-- Start Recorded data --

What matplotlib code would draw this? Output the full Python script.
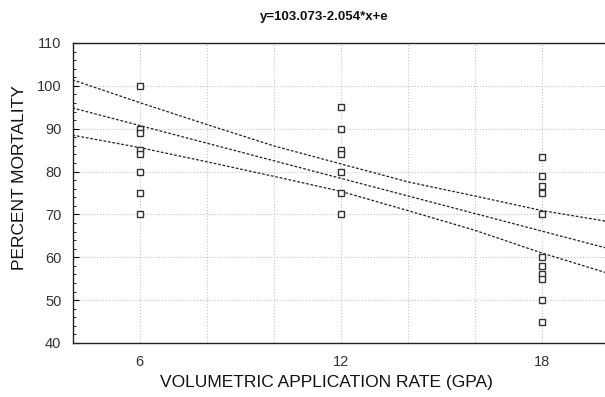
import numpy as np
import matplotlib
matplotlib.use("Agg")
import matplotlib.pyplot as plt
from matplotlib.ticker import MultipleLocator, FixedLocator

plt.rcParams['font.family'] = ['Liberation Sans', 'DejaVu Sans']

# observed points (GPA, % mortality)
x6 = [6] * 8
y6 = [100, 90, 89, 85, 84, 80, 75, 70]
x12 = [12] * 7
y12 = [95, 90, 85, 84, 80, 75, 70]
x18 = [18] * 11
y18 = [83.5, 79, 76.7, 75, 70, 60, 58, 56, 55, 50, 45]

# fitted model from the title
intercept = 103.073
slope = -2.054

# 95% confidence band
band_x = [4, 6, 8, 10, 12, 14, 16, 18, 20]
band_upper = [101.4, 96.1, 91.0, 86.0, 81.8, 77.6, 74.3, 70.9, 68.3]
band_lower = [88.5, 85.6, 82.3, 78.9, 75.4, 70.9, 66.3, 61.0, 56.2]

fig = plt.figure(figsize=(6.05, 3.97), dpi=100)
ax = fig.add_axes([72.5 / 605, 1 - 343 / 397, 536.5 / 605, 300 / 397])

xs = np.array([4, 20])
dash = (0, (2.2, 1.4))
ax.plot(xs, intercept + slope * xs, color="#222222", lw=0.9, linestyle=dash)
ax.plot(band_x, band_upper, color="#222222", lw=0.9, linestyle=dash)
ax.plot(band_x, band_lower, color="#222222", lw=0.9, linestyle=dash)

for xv, yv in [(x6, y6), (x12, y12), (x18, y18)]:
    ax.plot(xv, yv, linestyle="none", marker="s", ms=5, mfc="white",
            mec="#333333", mew=1.0, zorder=3)

ax.set_xlim(4, 20)
ax.set_ylim(40, 110)
ax.xaxis.set_major_locator(FixedLocator([6, 12, 18]))
ax.xaxis.set_minor_locator(MultipleLocator(2))
ax.yaxis.set_major_locator(MultipleLocator(10))
ax.yaxis.set_minor_locator(MultipleLocator(2))

# dotted grid: every 10 on y, every 2 on x
ax.grid(True, which="major", axis="y", color="#c4c4c4", linestyle=":", lw=0.8)
ax.grid(True, which="both", axis="x", color="#c4c4c4", linestyle=":", lw=0.8)

ax.tick_params(axis="x", which="both", length=0, pad=9, labelsize=10.5,
               labelcolor="#333333")
ax.tick_params(axis="y", which="major", direction="in", length=4, pad=8,
               labelsize=10.5, labelcolor="#333333")
ax.tick_params(axis="y", which="minor", direction="in", length=2.5)

for s in ["left", "bottom", "top"]:
    ax.spines[s].set_color("#222222")
    ax.spines[s].set_linewidth(1.0)
ax.spines["right"].set_visible(False)

ax.set_xlabel("VOLUMETRIC APPLICATION RATE (GPA)", fontsize=12.5,
              color="#111111")
ax.set_ylabel("PERCENT MORTALITY", fontsize=12.5, color="#111111")
ax.xaxis.set_label_coords(0.474, -0.105)
ax.yaxis.set_label_coords(-0.085, 0.553)

fig.text(324 / 605, 1 - 17 / 397, "y=103.073-2.054*x+e", ha="center",
         va="center", fontsize=9.5, fontweight="bold", color="#111111")

fig.savefig("out.png", dpi=100)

-- End Recorded data --

■ Problem to solve
Quote, exactly and only, the lines from the first line of the data above through the line containing "from matplotlib.ticker import". The pictures do not belong in it.

■ Written solution
What matplotlib code would draw this? Output the full Python script.
import numpy as np
import matplotlib
matplotlib.use("Agg")
import matplotlib.pyplot as plt
from matplotlib.ticker import MultipleLocator, FixedLocator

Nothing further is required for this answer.